With various techniques roughly planned out and the opening notes of Paul Engemann's "Push It to the Limit" going through my head, I signaled my timekeeper that I was ready to go. The next few minutes were a flurry of meat, bread, and water as I stuffed the dogs into my face as quickly as possible, eating each one differently to try and find the fastest way. I found that tearing the hot dog in half and dunking it, bun and all, in water and then chewing was the fastest way. I finished them all in what I thought was a very respectable time of 2 minutes and 47 seconds. I figured that I could take off at least 15 to 20 seconds when it came down to the competition because I wouldn't need to experiment with strategy.

The day of the competition was probably the worst possible lesson day to have before an eating competition: Potato Day. I love potatoes and tried to convince myself that the upcoming event was more about speed than volume, so as long as I just had small portions of the dishes we were working on I'd be just fine. I was unprepared for how delicious the potatoes would be and even with my classmates keeping a watchful eye on me and slapping my hands when I reached for another golden fried potato chip, I still managed to sneak more than I should have. I constantly reassured my classmates by saying "I've got this!" whenever somebody mentioned the contest.

Everyone had come together and chipped in enough money for the entry fee ($50), all of which goes to an emergency grant fund for FCI students in immediate financial need. The day went by quickly, and with my stomach a bit more full of potatoes than I would have liked, it was time to go down to the culinary theater to win this thing.

When I arrived at the theater, the room had already begun filling up with students and staff. I eventually found a few of the other competitors, and we made our way to the front where the first two rows of chairs had been covered by plastic garbage bags—a sure sign we were in the right place.

Before the student contest started, the staff had their own competition: who could eat the most mini–hot dogs in 3 minutes. Dave Arnold (director of technology), in a blue luchador mask and matching cape, won by eating around 12 1/2 hot dogs.

Employees line up at stations (pictured, from far left): Will Boze;
Christopher Papagni; Daniel Low; Yannick Guerin; Sabena Singh

Dave Arnold in mask and cape

Between the potatoes still in my stomach and watching the staff event, I wasn't looking forward to my own challenge. Fortunately there were additional delays as the winners of the condiment, beverage, and fund-raising competitions were named. By the time everyone stepped up for the main event a bit of room had cleared up in my stomach and I regained my confidence. It was go time!

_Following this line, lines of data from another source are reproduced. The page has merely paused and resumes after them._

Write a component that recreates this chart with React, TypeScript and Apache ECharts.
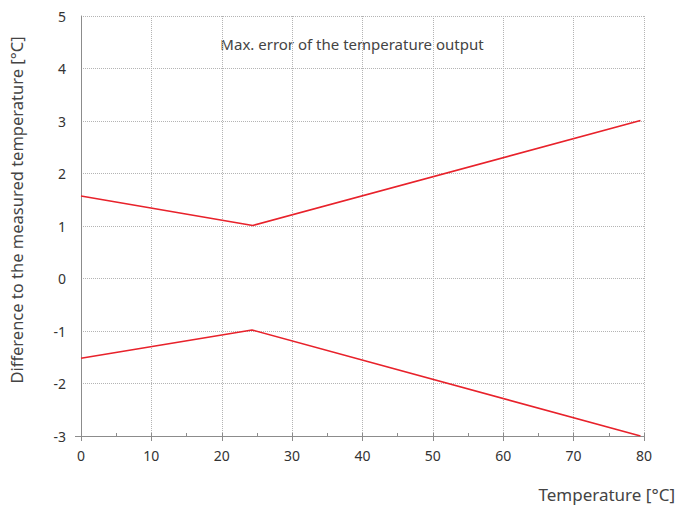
import React, { useEffect, useRef } from "react";
import * as echarts from "echarts";

const upperX = [0, 24.4, 79.5];
const upperY = [1.57, 1.01, 3.01];
const lowerX = [0, 24.3, 79.5];
const lowerY = [-1.52, -0.98, -3.0];
const xTicks = [0, 10, 20, 30, 40, 50, 60, 70, 80];
const yTicks = [-3, -2, -1, 0, 1, 2, 3, 4, 5];
const titleText = "Max. error of the temperature output";
const xName = "Temperature [°C]";
const yName = "Difference to the measured temperature [°C]";

const FONT = "'Noto Sans', 'Open Sans', sans-serif";

export default function App() {
  const ref = useRef<HTMLDivElement>(null);
  useEffect(() => {
    if (!ref.current) return;
    const chart = echarts.init(ref.current, null, { renderer: "svg" });
    const upper = upperX.map((x, i) => [x, upperY[i]]);
    const lower = lowerX.map((x, i) => [x, lowerY[i]]);
    chart.setOption({
      animation: false,
      backgroundColor: "#fff",
      textStyle: { fontFamily: FONT },
      grid: { left: 81, right: 33, top: 16, bottom: 71 },
      xAxis: [
        {
          type: "value",
          min: xTicks[0],
          max: xTicks[xTicks.length - 1],
          interval: 10,
          axisLine: { show: true, onZero: false, lineStyle: { color: "#8c8c8c", width: 1 } },
          axisTick: { show: true, length: 5, lineStyle: { color: "#8c8c8c" } },
          axisLabel: { color: "#333", fontSize: 14, margin: 12, fontFamily: FONT },
          splitLine: { show: true, lineStyle: { color: "#b4b4b4", type: [1, 1], width: 1 } },
        },
        {
          type: "value",
          min: xTicks[0],
          max: xTicks[xTicks.length - 1],
          interval: 5,
          position: "bottom",
          axisLine: { show: false, onZero: false },
          axisTick: { show: true, inside: true, length: 3, lineStyle: { color: "#8c8c8c" } },
          axisLabel: { show: false },
          splitLine: { show: false },
        },
      ],
      yAxis: {
        type: "value",
        min: yTicks[0],
        max: yTicks[yTicks.length - 1],
        interval: 1,
        axisLine: { show: true, onZero: false, lineStyle: { color: "#8c8c8c", width: 1 } },
        axisTick: { show: false },
        axisLabel: { color: "#333", fontSize: 14, margin: 15, fontFamily: FONT },
        splitLine: { show: true, lineStyle: { color: "#b4b4b4", type: [1, 1], width: 1 } },
      },
      graphic: [
        {
          type: "line",
          shape: { x1: 75, y1: 436.5, x2: 81, y2: 436.5 },
          style: { stroke: "#8c8c8c", lineWidth: 1 },
        },
        {
          type: "text",
          x: 16,
          y: 210,
          rotation: Math.PI / 2,
          style: {
            text: yName,
            fill: "#444",
            font: `16.5px ${FONT}`,
            textAlign: "center",
            textVerticalAlign: "middle",
          },
        },
        {
          type: "text",
          x: 352,
          y: 44,
          style: {
            text: titleText,
            fill: "#444",
            font: `15px ${FONT}`,
            textAlign: "center",
            textVerticalAlign: "middle",
          },
        },
        {
          type: "text",
          x: 675,
          y: 494,
          style: {
            text: xName,
            fill: "#444",
            font: `17px ${FONT}`,
            textAlign: "right",
            textVerticalAlign: "middle",
          },
        },
      ],
      series: [
        {
          type: "line",
          data: upper,
          showSymbol: false,
          symbol: "none",
          lineStyle: { color: "#e8222b", width: 1.6 },
        },
        {
          type: "line",
          data: lower,
          showSymbol: false,
          symbol: "none",
          lineStyle: { color: "#e8222b", width: 1.6 },
        },
      ],
    });
    return () => chart.dispose();
  }, []);
  return <div ref={ref} style={{ width: 677, height: 507, position: "fixed", left: 0, top: 0 }} />;
}
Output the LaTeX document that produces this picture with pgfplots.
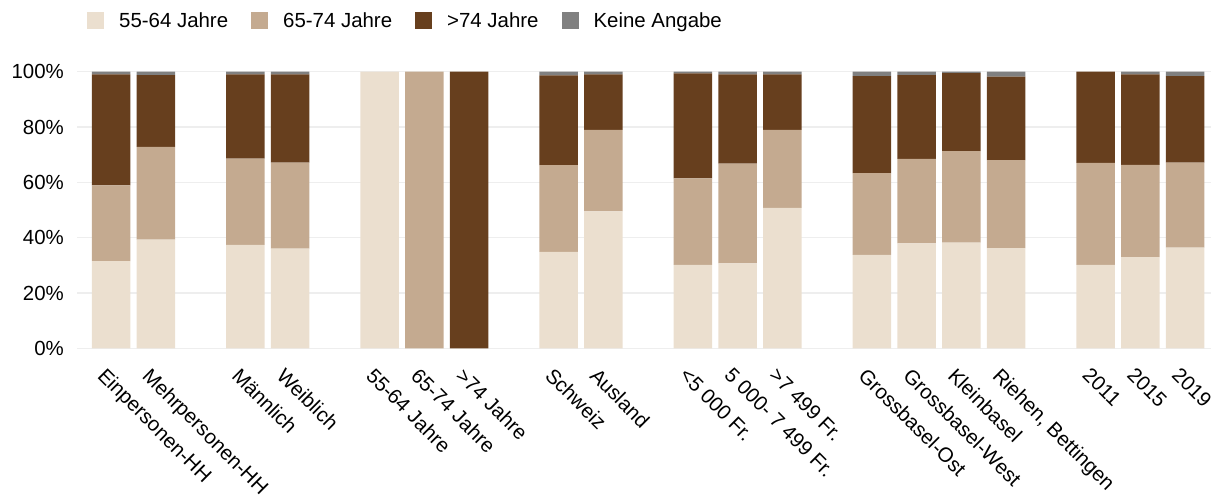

Students get ready to compete.

The theater was packed, and the crowd was hungry for blood. Pods of students were cheering for the favorite hot dog gladiator as we all found our way to our eating stations, garnished with quart containers filled with water. I took my place in the back row and meditated briefly on my strategy. The hot dogs were delivered to us on long planks that hung over the counters they were placed on, I started to sweat and wonder why I was willingly doing this to myself. But before I knew it, the starting pistol belched fire, and I was grabbing fistfuls of hot dog, dunking them in water, and shoving them into my mouth. On my third or fourth tear of the dog, I choked on some of the water, sending bits of meat up my nose. It was incredibly uncomfortable, but the roar of the crowd inspired me to press on. When I was halfway through, I took a look around at my competition. To my surprise, everyone I could see had consumed roughly as much as me. It was still anybody's game, and I tried to chew even faster. I had about 8 inches left to eat and was still confident that I had a chance to win, when I heard a swell of cheering: Somebody had finished. I decided to press on as there was still a chance to come in second or third. A few more seconds passed, and two other competitors finished there dogs. I had lost, miserably. The contestant that won had finished their hot dog in less than two minutes. I never stood a chance. My hot dog remained unfinished, laying half on the plank and half in a puddle of splashed water and soggy bun bits.

The winner!

Although, I am disappointed that I didn't win, it's nice not be known as the guy that can eat faster than anybody else. It was a fantastic experience, and somehow I'll find a way to make up my poor performance to my classmates. An FCI Dairy Challenge maybe….

Jason Myers is a first level Classic Culinary Arts student, who hopes that by level six he'll have a better idea of what kind of culinary career he is going to pursue. He also believes that nothing is better on a hot dog than home fries and bacon.